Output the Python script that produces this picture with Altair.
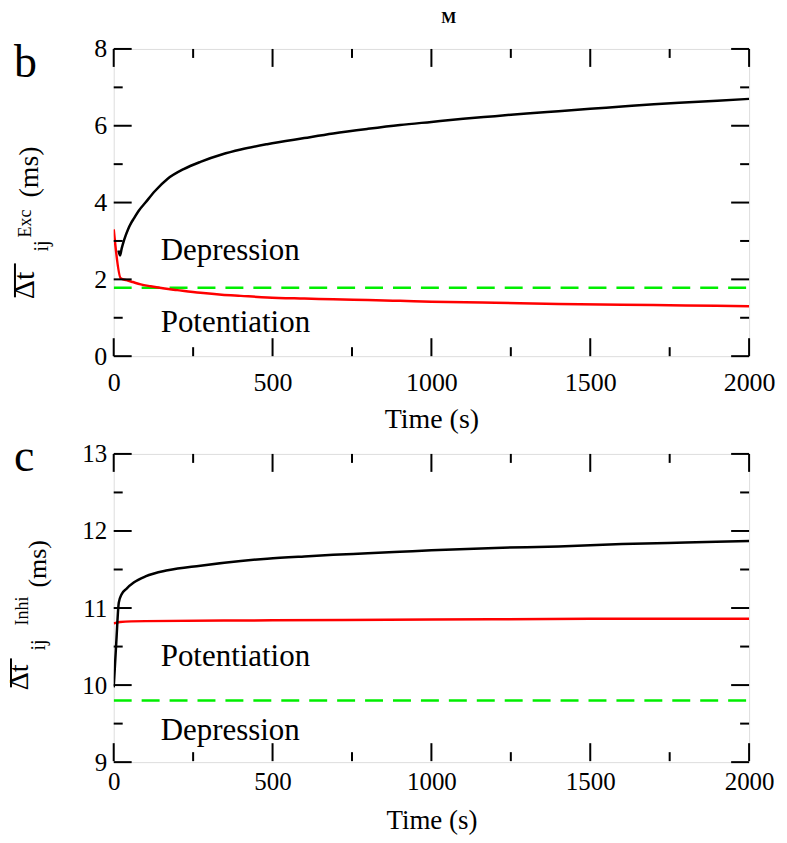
import altair as alt
import pandas as pd

W, H = 637, 308
FONT = "Liberation Serif, 'Times New Roman', Tinos, 'DejaVu Serif', serif"

# ---------------- panel b (excitatory) ----------------
exc_black_t = [15, 20, 25, 30, 38, 45, 55, 63, 80, 100, 130, 170, 220, 273, 340, 400, 483, 600, 691, 800, 901, 1000, 1100, 1200, 1300, 1400, 1500, 1600, 1700, 1780, 1900, 2000]
exc_black_v = [2.75, 2.62, 2.8, 2.95, 3.15, 3.3, 3.47, 3.58, 3.8, 4.0, 4.3, 4.62, 4.87, 5.06, 5.25, 5.38, 5.52, 5.68, 5.8, 5.92, 6.02, 6.1, 6.18, 6.25, 6.32, 6.38, 6.44, 6.5, 6.56, 6.6, 6.65, 6.7]
exc_red_t = [0, 22, 40, 60, 85, 116, 160, 200, 273, 340, 400, 483, 600, 691, 800, 901, 1000, 1200, 1400, 1600, 1800, 2000]
exc_red_v = [3.3, 2.03, 1.98, 1.93, 1.87, 1.82, 1.76, 1.72, 1.65, 1.6, 1.57, 1.53, 1.5, 1.48, 1.46, 1.44, 1.42, 1.39, 1.36, 1.34, 1.32, 1.30]
exc_green_t = [0, 2000]
exc_green_v = [1.78, 1.78]
exc_labels = ["Depression", "Potentiation"]
exc_label_t = [148, 148]
exc_label_v = [2.73, 0.86]

# ---------------- panel c (inhibitory) ----------------
inh_black_t = [0, 8, 16, 25, 40, 63, 100, 170, 273, 400, 483, 600, 691, 800, 901, 1000, 1200, 1400, 1600, 1800, 2000]
inh_black_v = [9.97, 10.55, 11.07, 11.18, 11.25, 11.33, 11.41, 11.49, 11.55, 11.61, 11.64, 11.67, 11.69, 11.71, 11.73, 11.75, 11.78, 11.8, 11.83, 11.85, 11.87]
inh_red_t = [0, 20, 100, 500, 1000, 1500, 2000]
inh_red_v = [10.80, 10.82, 10.83, 10.84, 10.85, 10.86, 10.86]
inh_green_t = [0, 2000]
inh_green_v = [9.8, 9.8]
inh_labels = ["Potentiation", "Depression"]
inh_label_t = [148, 148]
inh_label_v = [10.36, 9.41]

x_major = [0, 500, 1000, 1500, 2000]
x_minor = [250, 750, 1250, 1750]
exc_y_major = [0, 2, 4, 6, 8]
exc_y_minor = [1, 3, 5, 7]
inh_y_major = [9, 10, 11, 12, 13]
inh_y_minor = [9.5, 10.5, 11.5, 12.5]


def panel(bt, bv, rt, rv, gt, gv, lab, lt, lv, ydom, ymaj, ymin, tick_size, title_size, title_pad, label_pad):
    X = alt.X("t:Q", scale=alt.Scale(domain=[0, 2000], nice=False, zero=False),
              axis=alt.Axis(values=x_major, ticks=False, domain=False, grid=False,
                            labelFont=FONT, labelFontSize=tick_size, labelColor="black",
                            labelPadding=label_pad, format="d", labelFlush=False,
                            title="Time (s)", titleFont=FONT, titleFontSize=title_size,
                            titleFontWeight="normal", titleColor="black", titlePadding=title_pad))
    Y = alt.Y("v:Q", scale=alt.Scale(domain=ydom, nice=False, zero=False),
              axis=alt.Axis(values=ymaj, ticks=False, domain=False, grid=False,
                            labelFont=FONT, labelFontSize=tick_size, labelColor="black",
                            labelPadding=7, title=None, format="d", labelFlush=False))

    def line(t, v, color, dash=None):
        df = pd.DataFrame({"t": t, "v": v})
        kw = dict(color=color, strokeWidth=2.5, clip=True)
        if dash:
            kw["strokeDash"] = dash
        else:
            kw["interpolate"] = "monotone"
        return alt.Chart(df).mark_line(**kw).encode(x=X, y=Y)

    layers = [
        line(gt, gv, "#00ee00", [18, 10]),
        line(rt, rv, "#ff0000"),
        line(bt, bv, "#000000"),
    ]
    txt = alt.Chart(pd.DataFrame({"t": lt, "v": lv, "s": lab})).mark_text(
        font=FONT, fontSize=31, align="left", baseline="middle", color="black"
    ).encode(x=X, y=Y, text="s:N")
    layers.append(txt)

    # inward ticks on all four sides
    for vals, L in [(x_major, 18), (x_minor, 9)]:
        d = pd.DataFrame({"t": vals})
        layers.append(alt.Chart(d).mark_rule(color="black", strokeWidth=2).encode(
            x=X, y=alt.value(H), y2=alt.value(H - L)))
        layers.append(alt.Chart(d).mark_rule(color="black", strokeWidth=2).encode(
            x=X, y=alt.value(0), y2=alt.value(L)))
    for vals, L in [(ymaj, 18), (ymin, 9)]:
        d = pd.DataFrame({"v": vals})
        layers.append(alt.Chart(d).mark_rule(color="black", strokeWidth=2).encode(
            y=Y, x=alt.value(0), x2=alt.value(L)))
        layers.append(alt.Chart(d).mark_rule(color="black", strokeWidth=2).encode(
            y=Y, x=alt.value(W), x2=alt.value(W - L)))
    return layers


one = pd.DataFrame({"a": [0]})


def label(text, x, y, size, angle=0, align="left", baseline="alphabetic", weight="normal"):
    kw = dict(font=FONT, fontSize=size, align=align, baseline=baseline, color="black",
              fontWeight=weight, text=text)
    if angle:
        kw["angle"] = angle
    return alt.Chart(one).mark_text(**kw).encode(x=alt.value(x), y=alt.value(y))


def bar(x, y1, y2):
    return alt.Chart(one).mark_rule(color="black", strokeWidth=2).encode(
        x=alt.value(x), y=alt.value(y1), y2=alt.value(y2))


# bounding box so the page is exactly the window and plot sits where it should
bbox = alt.Chart(one).mark_rect(opacity=0).encode(
    x=alt.value(-113), x2=alt.value(674), y=alt.value(-47), y2=alt.value(796))

top_layers = panel(exc_black_t, exc_black_v, exc_red_t, exc_red_v, exc_green_t, exc_green_v,
                   exc_labels, exc_label_t, exc_label_v, [0, 8], exc_y_major, exc_y_minor,
                   26, 28, 11, 13)
top_layers = [bbox] + top_layers + [
    label("b", -100, 28, 46),
    label("M", 336, -31, 16, align="center", baseline="middle", weight="bold"),
    label("Δt", -80, 251, 30, angle=270),
    bar(-99, 249, 215),
    label("ij", -66, 203, 20, angle=270),
    label("Exc", -83, 189, 18, angle=270),
    label("(ms)", -76, 149, 28, angle=270),
]
top = alt.layer(*top_layers).properties(width=W, height=H)

bot_layers = panel(inh_black_t, inh_black_v, inh_red_t, inh_red_v, inh_green_t, inh_green_v,
                   inh_labels, inh_label_t, inh_label_v, [9, 13], inh_y_major, inh_y_minor,
                   25, 27, 14, 7)
bot_layers = bot_layers + [
    label("c", -100, 17, 46),
    label("Δt", -86, 237, 28, angle=270),
    bar(-103, 234, 205),
    label("ij", -69, 197, 20, angle=270),
    label("Inhi", -86, 172, 18, angle=270),
    label("(ms)", -68, 134, 26, angle=270),
]
bot = alt.layer(*bot_layers).properties(width=W, height=H + 1)

chart = alt.vconcat(top, bot, spacing=98, bounds="flush").properties(
    padding=0
).configure_view(stroke="black", strokeWidth=2).configure(background="white")

chart.save("out.html", embed_options={"renderer": "svg", "actions": False})
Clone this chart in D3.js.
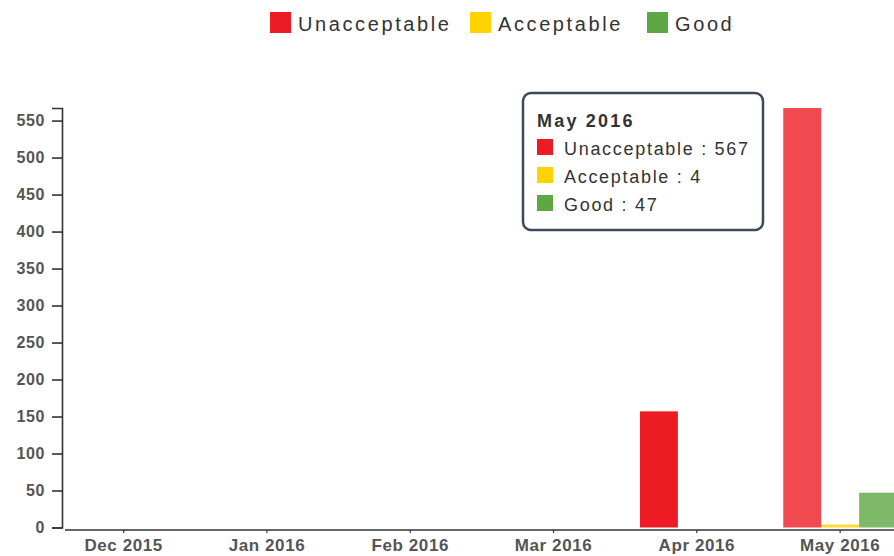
<!DOCTYPE html>
<html>
<head>
<meta charset="utf-8">
<script src="https://cdn.jsdelivr.net/npm/d3@7/dist/d3.min.js"></script>
<style>
  html, body { margin: 0; padding: 0; background: #fff; }
  svg { display: block; font-family: Arial, "Liberation Sans", sans-serif; }
</style>
</head>
<body>
<svg id="chart" width="894" height="556"></svg>
<script>
const months = ["Dec 2015", "Jan 2016", "Feb 2016", "Mar 2016", "Apr 2016", "May 2016"];
const seriesNames = ["Unacceptable", "Acceptable", "Good"];
const seriesColors = ["#ED1C24", "#FFD200", "#5DA842"];
const unacceptable = [0, 0, 0, 0, 157, 567];
const acceptable = [0, 0, 0, 0, 0, 4];
const good = [0, 0, 0, 0, 0, 47];
const yTicks = [0, 50, 100, 150, 200, 250, 300, 350, 400, 450, 500, 550];
const hoveredMonth = "May 2016";

const seriesValues = [unacceptable, acceptable, good];
const svg = d3.select("#chart");

const x0 = d3.scaleBand().domain(months).range([59.6, 904.2]).paddingInner(0.206).paddingOuter(0.05);
const x1 = d3.scaleBand().domain(seriesNames).range([0, x0.bandwidth()]);
const y = d3.scaleLinear().domain([0, d3.max(unacceptable)]).range([527.5, 108]);
const color = d3.scaleOrdinal().domain(seriesNames).range(seriesColors);

// bars
const groups = svg.append("g").selectAll("g").data(months).join("g")
  .attr("transform", d => `translate(${x0(d)},0)`)
  .attr("fill-opacity", d => d === hoveredMonth ? 0.8 : 1);
groups.selectAll("rect")
  .data((m, i) => seriesNames.map((s, k) => ({ s, v: seriesValues[k][i] })))
  .join("rect")
  .attr("x", d => x1(d.s))
  .attr("width", x1.bandwidth())
  .attr("y", d => y(d.v))
  .attr("height", d => y(0) - y(d.v))
  .attr("fill", d => color(d.s));

// y axis
const yAxis = d3.axisLeft(y).tickValues(yTicks).tickSizeInner(10).tickSizeOuter(10).tickPadding(7);
const gy = svg.append("g").attr("transform", "translate(62,0)").call(yAxis);
gy.select(".domain").attr("stroke", "#333").attr("stroke-width", 1.6);
gy.selectAll(".tick line").attr("stroke", "#333").attr("stroke-width", 1.6);
gy.selectAll(".tick text").attr("font-size", 16).attr("font-weight", "bold").attr("fill", "#555")
  .attr("letter-spacing", 0.6)
  .attr("font-family", "Arial, 'Liberation Sans', sans-serif");

// x axis
const xCenter = d3.scaleOrdinal().domain(months).range(months.map(m => x0(m) + x0.bandwidth() / 2));
const gx = svg.append("g").attr("transform", "translate(0,530)");
gx.append("line").attr("x1", 65).attr("x2", 894).attr("stroke", "#333").attr("stroke-width", 1.6);
const xt = gx.selectAll("g.tick").data(months).join("g").attr("class", "tick")
  .attr("transform", d => `translate(${xCenter(d)},0)`);
xt.append("line").attr("y2", 3).attr("stroke", "#333").attr("stroke-width", 1.2);
xt.append("text").attr("y", 21).attr("text-anchor", "middle")
  .attr("font-size", 17).attr("font-weight", "bold").attr("fill", "#555")
  .attr("letter-spacing", 0.6)
  .text(d => d);

// legend
const legendX = [270, 470, 647];
const lg = svg.append("g").selectAll("g").data(seriesNames).join("g")
  .attr("transform", (d, i) => `translate(${legendX[i]},12)`);
lg.append("rect").attr("width", 21).attr("height", 21).attr("fill", d => color(d));
lg.append("text").attr("x", 28).attr("y", 19).attr("font-size", 20).attr("letter-spacing", 2.6)
  .attr("fill", "#333").text(d => d);

// tooltip
const hi = months.indexOf(hoveredMonth);
const tip = svg.append("g").attr("transform", "translate(523,93)");
tip.append("rect").attr("width", 240).attr("height", 137).attr("rx", 8).attr("ry", 8)
  .attr("fill", "#fff").attr("stroke", "#3C4A5C").attr("stroke-width", 2.5);
tip.append("text").attr("x", 14).attr("y", 34).attr("font-size", 18).attr("font-weight", "bold")
  .attr("letter-spacing", 2.2).attr("fill", "#333").text(hoveredMonth);
const rows = tip.selectAll("g.row").data(seriesNames).join("g").attr("class", "row")
  .attr("transform", (d, i) => `translate(14,${46 + i * 28})`);
rows.append("rect").attr("width", 16).attr("height", 16).attr("fill", d => color(d));
rows.append("text").attr("x", 27).attr("y", 16).attr("font-size", 18).attr("letter-spacing", 1.7)
  .attr("fill", "#333").text((d, k) => `${d} : ${seriesValues[k][hi]}`);
</script>
</body>
</html>
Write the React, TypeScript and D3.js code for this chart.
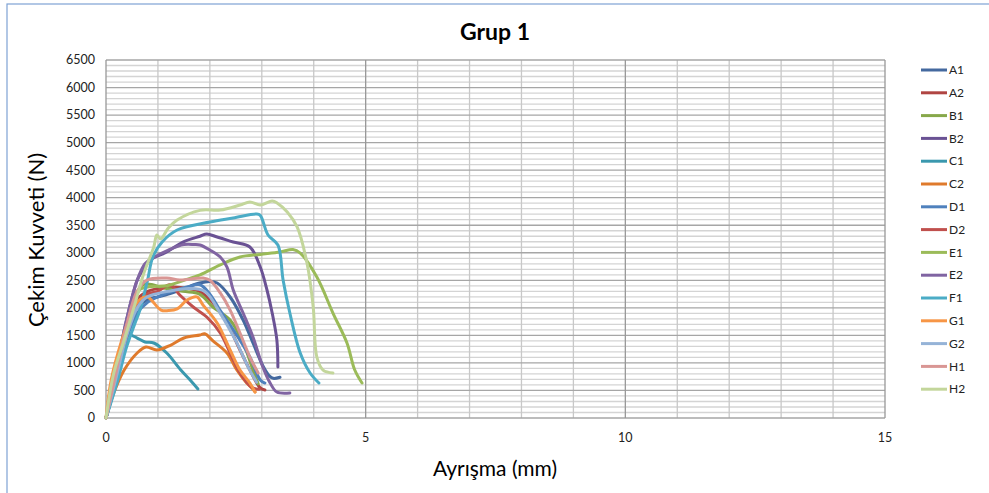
import React from "react";
import * as d3 from "d3";

type Pt = [number, number];

const seriesNames = ["A1","A2","B1","B2","C1","C2","D1","D2","E1","E2","F1","G1","G2","H1","H2"];
const seriesColors = ["#44699f","#b04542","#87a84a","#6a5294","#3a98ae","#df7a2c","#4f81bd","#c0504d","#9bbb59","#8064a2","#4bacc6","#f79646","#95b3d7","#d99694","#c3d69b"];

const A1: Pt[] = [[0,0],[0.15,500],[0.3,1100],[0.45,1650],[0.6,2000],[0.8,2150],[1.0,2200],[1.2,2250],[1.5,2350],[1.8,2450],[2.0,2480],[2.14,2450],[2.39,2197],[2.64,1779],[2.83,1362],[3.02,950],[3.15,760],[3.22,720],[3.35,740]];
const A2: Pt[] = [[0,0],[0.2,800],[0.4,1600],[0.6,2150],[0.8,2300],[1.0,2350],[1.3,2380],[1.6,2350],[1.8,2300],[2.06,2088],[2.33,1725],[2.58,1235],[2.77,871],[2.97,545],[3.06,508]];
const B1: Pt[] = [[0,0],[0.2,850],[0.4,1650],[0.6,2250],[0.71,2420],[0.9,2420],[1.04,2378],[1.48,2300],[1.8,2250],[2.06,2015],[2.39,1779],[2.64,1362],[2.83,871],[2.93,620]];
const B2: Pt[] = [[0,0],[0.2,900],[0.4,1800],[0.6,2500],[0.71,2687],[0.85,2868],[1.17,3014],[1.48,3195],[1.81,3300],[1.94,3340],[2.14,3286],[2.45,3195],[2.77,3105],[2.97,2741],[3.1,2324],[3.2,1906],[3.29,1416],[3.31,926]];
const C1: Pt[] = [[0,0],[0.1,500],[0.2,1000],[0.3,1300],[0.44,1507],[0.6,1452],[0.75,1380],[0.92,1362],[1.17,1180],[1.44,871],[1.62,690],[1.77,526]];
const C2: Pt[] = [[0,0],[0.15,454],[0.35,871],[0.6,1180],[0.77,1289],[0.98,1235],[1.25,1325],[1.5,1452],[1.81,1507],[1.9,1530],[2.06,1400],[2.33,1180],[2.52,871],[2.71,635],[2.81,545],[2.87,472]];
const D1: Pt[] = [[0,0],[0.2,700],[0.4,1450],[0.6,1900],[0.8,2100],[1.0,2200],[1.17,2270],[1.56,2378],[1.81,2420],[2.0,2250],[2.2,1950],[2.45,1600],[2.77,1107],[2.97,690],[3.06,635]];
const D2: Pt[] = [[0,0],[0.2,750],[0.4,1500],[0.6,2050],[0.8,2250],[1.0,2300],[1.23,2420],[1.42,2233],[1.68,2015],[1.94,1834],[2.2,1543],[2.39,1180],[2.58,817],[2.8,560],[2.95,520]];
const E1: Pt[] = [[0,0],[0.2,850],[0.4,1700],[0.6,2300],[0.8,2380],[1.17,2400],[1.5,2500],[1.81,2600],[2.2,2780],[2.58,2923],[2.97,2970],[3.35,3014],[3.6,3060],[3.74,2995],[4.06,2560],[4.37,1906],[4.64,1362],[4.79,871],[4.93,635]];
const E2: Pt[] = [[0,0],[0.2,900],[0.4,1800],[0.6,2500],[0.75,2800],[0.9,2905],[1.2,3050],[1.5,3150],[1.7,3150],[1.81,3141],[2.0,3050],[2.2,2923],[2.33,2741],[2.45,2324],[2.64,1906],[2.83,1470],[3.02,926],[3.16,635],[3.29,472],[3.54,454]];
const F1: Pt[] = [[0,0],[0.2,600],[0.4,1300],[0.55,1700],[0.65,1950],[0.8,2500],[0.9,2920],[1.08,3195],[1.37,3413],[2.0,3558],[2.45,3631],[2.9,3704],[2.97,3680],[3.12,3322],[3.31,3141],[3.41,2505],[3.54,1906],[3.74,1180],[3.93,817],[4.1,635]];
const G1: Pt[] = [[0,0],[0.1,690],[0.3,1400],[0.54,2015],[0.65,2150],[0.79,2200],[1.06,1960],[1.2,1950],[1.37,1980],[1.56,2142],[1.75,2200],[1.87,2050],[2.14,1725],[2.39,1235],[2.58,871],[2.77,635],[2.87,472]];
const G2: Pt[] = [[0,0],[0.2,750],[0.4,1500],[0.6,2000],[0.8,2200],[1.2,2300],[1.6,2350],[1.9,2300],[2.2,1900],[2.5,1400],[2.75,900],[2.9,650]];
const H1: Pt[] = [[0,0],[0.2,850],[0.4,1700],[0.6,2300],[0.79,2505],[1.17,2541],[1.42,2505],[1.87,2541],[2.0,2500],[2.2,2270],[2.39,1960],[2.58,1543],[2.77,1107],[2.9,871],[2.93,817]];
const H2: Pt[] = [[0,0],[0.15,817],[0.35,1416],[0.54,2015],[0.73,2632],[0.92,3105],[0.98,3323],[1.05,3250],[1.2,3450],[1.37,3595],[1.81,3770],[2.2,3776],[2.58,3867],[2.77,3922],[2.97,3867],[3.2,3940],[3.3,3900],[3.49,3740],[3.68,3468],[3.87,2814],[3.99,2015],[4.06,1107],[4.18,871],[4.37,817]];

const seriesData: Pt[][] = [A1,A2,B1,B2,C1,C2,D1,D2,E1,E2,F1,G1,G2,H1,H2];

const xTicks = [0, 5, 10, 15];
const yTicks = d3.range(0, 6501, 500);

const W = 989, H = 493;
const FONT = "Lato, 'Open Sans', 'Liberation Sans', sans-serif";

export default function App() {
  const x = d3.scaleLinear().domain([0, 15]).range([106, 885]);
  const y = d3.scaleLinear().domain([0, 6500]).range([418, 60]);
  const line = d3.line<Pt>().x(d => x(d[0])).y(d => y(d[1])).curve(d3.curveCatmullRom.alpha(0.5));

  const minorY = d3.range(0, 6501, 100).filter(v => v % 500 !== 0);
  const minorX = d3.range(0, 16, 1).filter(v => v % 5 !== 0);

  return (
    <svg width={W} height={H} style={{ position: "absolute", left: 0, top: 0, background: "#fff" }} fontFamily={FONT}>
      <rect x={7} y={4} width={W + 10} height={H + 10} fill="#fff" stroke="#7fa2d4" strokeWidth={1.2} />
      <text x={495} y={40} textAnchor="middle" fontSize={23} fontWeight="bold" fill="#000">Grup 1</text>
      {minorY.map(v => (
        <line key={"my" + v} x1={x(0)} x2={x(15)} y1={y(v)} y2={y(v)} stroke="#d4d4d4" strokeWidth={1.3} />
      ))}
      {minorX.map(v => (
        <line key={"mx" + v} x1={x(v)} x2={x(v)} y1={y(0)} y2={y(6500)} stroke="#c8c8c8" strokeWidth={1.3} />
      ))}
      {yTicks.map(v => (
        <line key={"Y" + v} x1={x(0)} x2={x(15)} y1={y(v)} y2={y(v)} stroke="#a6a6a6" strokeWidth={1.3} />
      ))}
      {xTicks.map(v => (
        <line key={"X" + v} x1={x(v)} x2={x(v)} y1={y(0)} y2={y(6500)} stroke="#989898" strokeWidth={1.3} />
      ))}
      {yTicks.map(v => (
        <text key={"yl" + v} x={95} y={y(v)} dy="0.35em" textAnchor="end" fontSize={12.5} fill="#222">{v}</text>
      ))}
      {xTicks.map(v => (
        <text key={"xl" + v} x={x(v)} y={442} textAnchor="middle" fontSize={12.5} fill="#222">{v}</text>
      ))}
      {seriesData.map((s, i) => (
        <path key={seriesNames[i]} d={line(s) || ""} fill="none" stroke={seriesColors[i]} strokeWidth={3} strokeLinejoin="round" strokeLinecap="round" />
      ))}
      <text x={495} y={476} textAnchor="middle" fontSize={21} fill="#000">Ayrışma (mm)</text>
      <text transform="translate(44,240) rotate(-90)" textAnchor="middle" fontSize={22} fill="#000">Çekim Kuvveti (N)</text>
      {seriesNames.map((n, i) => {
        const ly = 70 + i * 22.8;
        return (
          <g key={"lg" + n}>
            <line x1={921} x2={947} y1={ly} y2={ly} stroke={seriesColors[i]} strokeWidth={3} />
            <text x={949} y={ly} dy="0.35em" fontSize={12} fill="#222">{n}</text>
          </g>
        );
      })}
    </svg>
  );
}
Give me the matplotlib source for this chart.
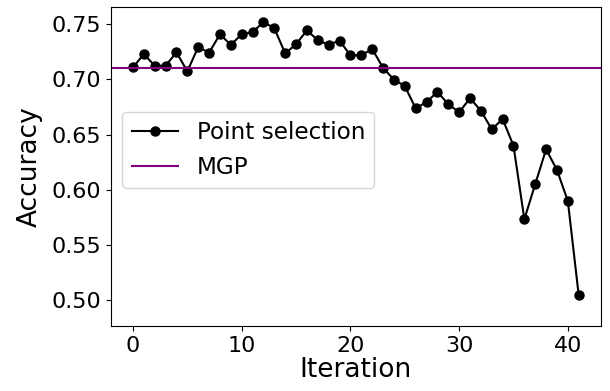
import matplotlib
matplotlib.use("Agg")
import matplotlib.pyplot as plt

iterations = list(range(42))
accuracy = [0.711, 0.723, 0.7125, 0.7125, 0.7246, 0.7074, 0.7294, 0.7243, 0.7409, 0.7315,
            0.7409, 0.7428, 0.7521, 0.7464, 0.7237, 0.7319, 0.7446, 0.7355, 0.7315, 0.7352,
            0.7219, 0.7219, 0.7276, 0.7107, 0.6998, 0.6941, 0.6739, 0.6795, 0.6888, 0.6777,
            0.6703, 0.6830, 0.6718, 0.6549, 0.6642, 0.6400, 0.5734, 0.6052, 0.6368, 0.6180,
            0.5899, 0.5045]
mgp_value = 0.7107

plt.rcParams['font.family'] = ['DejaVu Sans']
fig = plt.figure(figsize=(6.1, 3.91), dpi=100)
ax = fig.add_axes([110.7/610, 1-326/391, (601-110.7)/610, (326-7.3)/391])
ax.plot(iterations, accuracy, color='black', marker='o', markersize=6.5, linewidth=1.5,
        label='Point selection')
ax.axhline(mgp_value, color='purple', linewidth=1.5, label='MGP')
ax.set_xlim(-2.05, 43.05)
ax.set_ylim(0.4767, 0.7654)
ax.set_yticks([0.50, 0.55, 0.60, 0.65, 0.70, 0.75])
ax.set_xticks([0, 10, 20, 30, 40])
ax.tick_params(labelsize=16)
ax.set_xlabel('Iteration', fontsize=19, labelpad=1)
ax.set_ylabel('Accuracy', fontsize=19, labelpad=6)
ax.legend(fontsize=16.7, loc='upper left', bbox_to_anchor=(0.0237, 0.672), borderaxespad=0)
fig.savefig('out.png', dpi=100)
────────────────
(The problem): Restate, line by line and word for word, everything from the top of the material through the line that contains "exc_label_v = [2.73, 0.86]". Leave pictures out.

(Written answer):
Output the Python script that produces this picture with Altair.
import altair as alt
import pandas as pd

W, H = 637, 308
FONT = "Liberation Serif, 'Times New Roman', Tinos, 'DejaVu Serif', serif"

# ---------------- panel b (excitatory) ----------------
exc_black_t = [15, 20, 25, 30, 38, 45, 55, 63, 80, 100, 130, 170, 220, 273, 340, 400, 483, 600, 691, 800, 901, 1000, 1100, 1200, 1300, 1400, 1500, 1600, 1700, 1780, 1900, 2000]
exc_black_v = [2.75, 2.62, 2.8, 2.95, 3.15, 3.3, 3.47, 3.58, 3.8, 4.0, 4.3, 4.62, 4.87, 5.06, 5.25, 5.38, 5.52, 5.68, 5.8, 5.92, 6.02, 6.1, 6.18, 6.25, 6.32, 6.38, 6.44, 6.5, 6.56, 6.6, 6.65, 6.7]
exc_red_t = [0, 22, 40, 60, 85, 116, 160, 200, 273, 340, 400, 483, 600, 691, 800, 901, 1000, 1200, 1400, 1600, 1800, 2000]
exc_red_v = [3.3, 2.03, 1.98, 1.93, 1.87, 1.82, 1.76, 1.72, 1.65, 1.6, 1.57, 1.53, 1.5, 1.48, 1.46, 1.44, 1.42, 1.39, 1.36, 1.34, 1.32, 1.30]
exc_green_t = [0, 2000]
exc_green_v = [1.78, 1.78]
exc_labels = ["Depression", "Potentiation"]
exc_label_t = [148, 148]
exc_label_v = [2.73, 0.86]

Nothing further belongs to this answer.